___ INFORMATION PROVIDED ___

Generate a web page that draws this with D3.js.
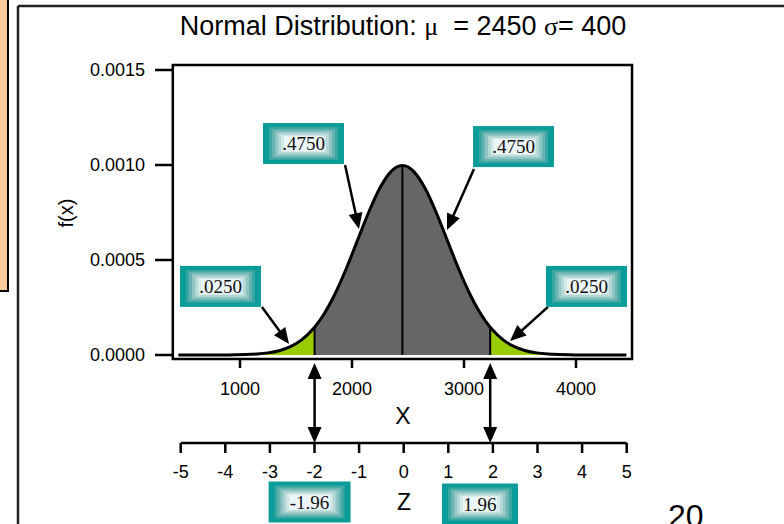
<!DOCTYPE html>
<html><head><meta charset="utf-8">
<script src="https://cdn.jsdelivr.net/npm/d3@7"></script>
<style>html,body{margin:0;padding:0;background:#fff;}svg{display:block;}</style>
</head><body>
<script>
// ---- data ----
const mu = 2450, sigma = 400;
const xValues = [450,550,650,750,850,950,1050,1150,1250,1350,1450,1550,1650,1666,1750,1850,1950,2050,2150,2250,2350,2450,
  2550,2650,2750,2850,2950,3050,3150,3234,3250,3350,3450,3550,3650,3750,3850,3950,4050,4150,4250,4350,4450];
const fValues = [0,0,0,0,0.0000003,0.0000009,0.0000022,0.0000051,0.0000111,0.0000227,0.0000438,0.0000794,0.0001350,0.0001461,0.0002157,0.0003238,0.0004566,0.0006049,0.0007528,0.0008802,0.0009667,0.0009974,
  0.0009667,0.0008802,0.0007528,0.0006049,0.0004566,0.0003238,0.0002157,0.0001461,0.0001350,0.0000794,0.0000438,0.0000227,0.0000111,0.0000051,0.0000022,0.0000009,0.0000003,0,0,0,0];
const xLower = 1666, xUpper = 3234;
const xTicks = [1000,2000,3000,4000];
const yTicks = [0,0.0005,0.0010,0.0015];
const yTickLabels = ["0.0000","0.0005","0.0010","0.0015"];
const zTicks = [-5,-4,-3,-2,-1,0,1,2,3,4,5];
const zCritical = [-1.96, 1.96];
const areaLabels = [".0250",".4750",".4750",".0250"];
const zLabels = ["-1.96","1.96"];

// ---- layout ----
const W = 784, H = 524;
const svg = d3.select("body").append("svg").attr("width",W).attr("height",H);
const x = d3.scaleLinear().domain([400,4500]).range([172.8,632]);
const y = d3.scaleLinear().domain([0,0.0015]).range([355,70]);
const z = d3.scaleLinear().domain([-5,5]).range([180.7,626.7]);
const frameTop = 65, frameBottom = 359;
const fontSans = "Liberation Sans, Arial, sans-serif";
const fontSerif = "Liberation Serif, Times New Roman, serif";

// slide decorations
svg.append("rect").attr("x",-2).attr("y",-2).attr("width",10).attr("height",293)
  .attr("fill","#FFCC99").attr("stroke","#000").attr("stroke-width",2);
svg.append("line").attr("x1",18).attr("x2",18).attr("y1",6).attr("y2",H).attr("stroke","#222").attr("stroke-width",2.5);
svg.append("line").attr("x1",18).attr("x2",W).attr("y1",6).attr("y2",6).attr("stroke","#222").attr("stroke-width",2.5);

// title
const title = svg.append("text").attr("x",403).attr("y",35).attr("text-anchor","middle")
  .attr("font-family",fontSans).attr("font-size",27).attr("fill","#000");
title.append("tspan").text("Normal Distribution: ");
title.append("tspan").attr("font-family",fontSerif).attr("font-size",26).text("\u03BC");
title.append("tspan").text("\u00A0 = 2450 ");
title.append("tspan").attr("font-family",fontSerif).attr("font-size",26).text("\u03C3");
title.append("tspan").text("= 400");

const pts = xValues.map((v,i)=>({x:v,f:fValues[i]}));
const area = d3.area().x(d=>x(d.x)).y0(y(0)).y1(d=>y(d.f)).curve(d3.curveMonotoneX);
const line = d3.line().x(d=>x(d.x)).y(d=>y(d.f)).curve(d3.curveMonotoneX);

svg.append("path").datum(pts.filter(d=>d.x<=xLower)).attr("d",area).attr("fill","#99CC00");
svg.append("path").datum(pts.filter(d=>d.x>=xUpper)).attr("d",area).attr("fill","#99CC00");
svg.append("path").datum(pts.filter(d=>d.x>=xLower && d.x<=xUpper)).attr("d",area).attr("fill","#666666");

// vertical lines at bounds and mean
[xLower, mu, xUpper].forEach(v=>{
  const p = pts.find(d=>d.x===v);
  svg.append("line").attr("x1",x(v)).attr("x2",x(v)).attr("y1",y(0)).attr("y2",y(p.f))
    .attr("stroke","#000").attr("stroke-width",2);
});
svg.append("path").datum(pts).attr("d",line).attr("fill","none").attr("stroke","#000").attr("stroke-width",3);

// frame
svg.append("rect").attr("x",x(400)).attr("y",frameTop).attr("width",x(4500)-x(400)).attr("height",frameBottom-frameTop)
  .attr("fill","none").attr("stroke","#000").attr("stroke-width",2.5);

// y axis
yTicks.forEach((t,i)=>{
  svg.append("line").attr("x1",155).attr("x2",x(400)).attr("y1",y(t)).attr("y2",y(t)).attr("stroke","#000").attr("stroke-width",2.5);
  svg.append("text").attr("x",145).attr("y",y(t)).attr("dy","0.36em").attr("text-anchor","end")
    .attr("font-family",fontSans).attr("font-size",18).text(yTickLabels[i]);
});
svg.append("text").attr("transform","translate(73,213) rotate(-90)").attr("text-anchor","middle")
  .attr("font-family",fontSans).attr("font-size",20).text("f(x)");

// x axis ticks
xTicks.forEach(t=>{
  svg.append("line").attr("x1",x(t)).attr("x2",x(t)).attr("y1",frameBottom).attr("y2",368).attr("stroke","#000").attr("stroke-width",2.5);
  svg.append("text").attr("x",x(t)).attr("y",395).attr("text-anchor","middle")
    .attr("font-family",fontSans).attr("font-size",18).text(d3.format("d")(t));
});
svg.append("text").attr("x",403).attr("y",424).attr("text-anchor","middle")
  .attr("font-family",fontSans).attr("font-size",23).text("X");

// z axis
const zy = 443;
svg.append("line").attr("x1",z(-5)).attr("x2",z(5)).attr("y1",zy).attr("y2",zy).attr("stroke","#000").attr("stroke-width",2.5);
zTicks.forEach(t=>{
  svg.append("line").attr("x1",z(t)).attr("x2",z(t)).attr("y1",zy).attr("y2",zy+10).attr("stroke","#000").attr("stroke-width",2.5);
  svg.append("text").attr("x",z(t)).attr("y",478).attr("text-anchor","middle")
    .attr("font-family",fontSans).attr("font-size",18).text(t);
});
svg.append("text").attr("x",404).attr("y",510).attr("text-anchor","middle")
  .attr("font-family",fontSans).attr("font-size",23).text("Z");

// arrows
function arrow(x1,y1,x2,y2){
  const dx=x2-x1, dy=y2-y1, L=Math.hypot(dx,dy), ux=dx/L, uy=dy/L;
  const hl=16, hw=7;
  svg.append("line").attr("x1",x1).attr("y1",y1).attr("x2",x2-ux*hl*0.8).attr("y2",y2-uy*hl*0.8)
    .attr("stroke","#000").attr("stroke-width",2.5);
  const bx=x2-ux*hl, by=y2-uy*hl;
  svg.append("path").attr("d",`M${x2},${y2}L${bx-uy*hw},${by+ux*hw}L${bx+uy*hw},${by-ux*hw}Z`).attr("fill","#000");
}
// double arrows linking X to Z
zCritical.forEach((zc,i)=>{
  const xv = i===0 ? xLower : xUpper;
  const xa = x(xv);
  const mid = (363+zy)/2;
  arrow(xa,mid,xa,363);
  arrow(xa,mid,xa,zy);
});

// label boxes (teal frame fading to white)
const bandColors = ["#0a9c98","#3aa6a2","#66b4b1","#90c5c3","#b5d8d6","#d4e8e7","#edf6f6"];
const bandInsetX = [0,6,9,12,15,18,21];
const bandInsetY = [0,4,6,8,10,12,13];
function labelBox(cx,cy,w,h,txt){
  bandColors.forEach((c,i)=>{
    const ix = bandInsetX[i], iy = bandInsetY[i];
    svg.append("rect").attr("x",cx-w/2+ix).attr("y",cy-h/2+iy).attr("width",w-2*ix).attr("height",h-2*iy).attr("fill",c);
  });
  svg.append("text").attr("x",cx).attr("y",cy).attr("dy","0.35em").attr("text-anchor","middle")
    .attr("font-family",fontSerif).attr("font-size",19).attr("fill","#111").text(txt);
}
// annotations in data coordinates: box centre, arrow start, arrow tip
const ann = [
  {box:[826,0.000361], from:[1196,0.000253], to:[1438,0.000058]},
  {box:[1567,0.001113], from:[1938,0.001000], to:[2062,0.000663]},
  {box:[3442,0.001097], from:[3089,0.000979], to:[2848,0.000658]},
  {box:[4094,0.000361], from:[3750,0.000253], to:[3411,0.0000737]}
];
ann.forEach((a,i)=>{
  arrow(x(a.from[0]),y(a.from[1]),x(a.to[0]),y(a.to[1]));
  labelBox(x(a.box[0]),y(a.box[1]),81,41,areaLabels[i]);
});
labelBox(z(-2.11),502,82,41,zLabels[0]);
labelBox(z(1.71),504,76,41,zLabels[1]);

// slide number
svg.append("text").attr("x",668).attr("y",527).attr("font-family",fontSans).attr("font-size",32).text("20");
</script>
</body></html>
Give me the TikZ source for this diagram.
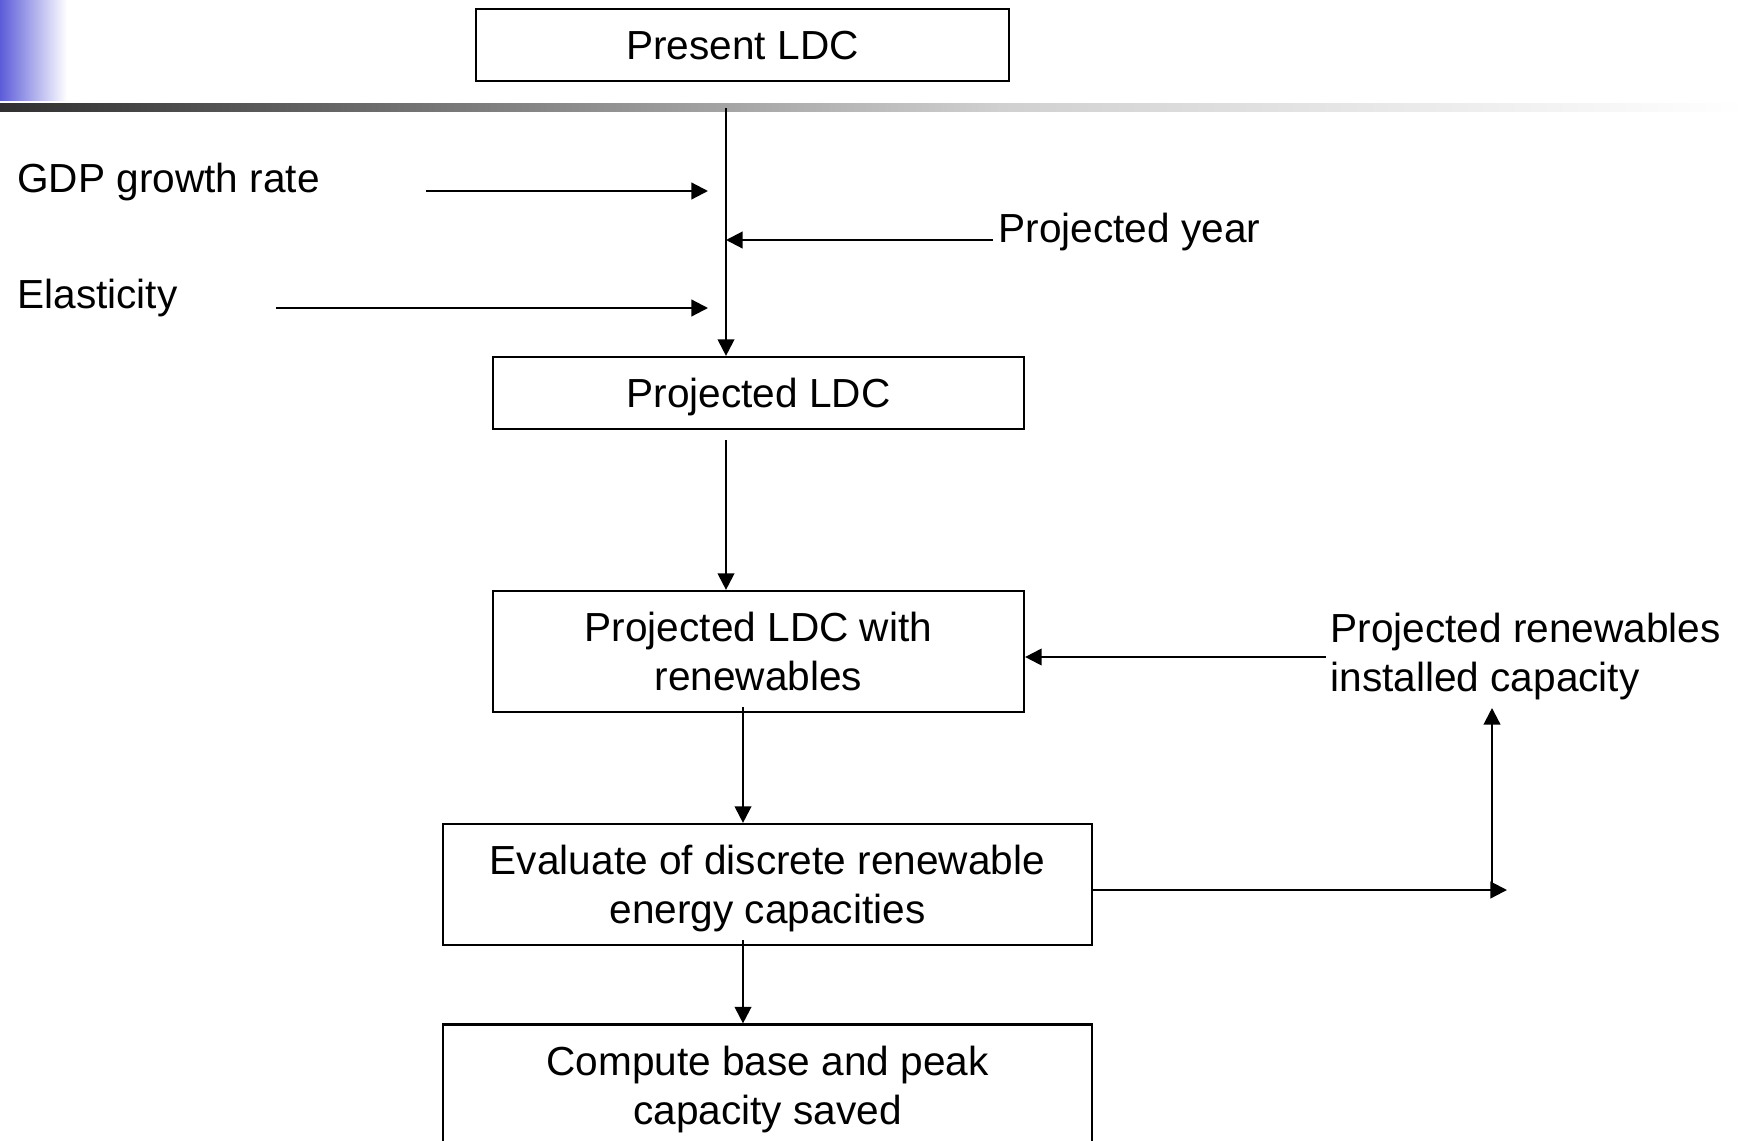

___

Check each line above for the word "this" and copy the ones that have it.

Generate a web page that draws this with D3.js.
Give me the TikZ source for this diagram.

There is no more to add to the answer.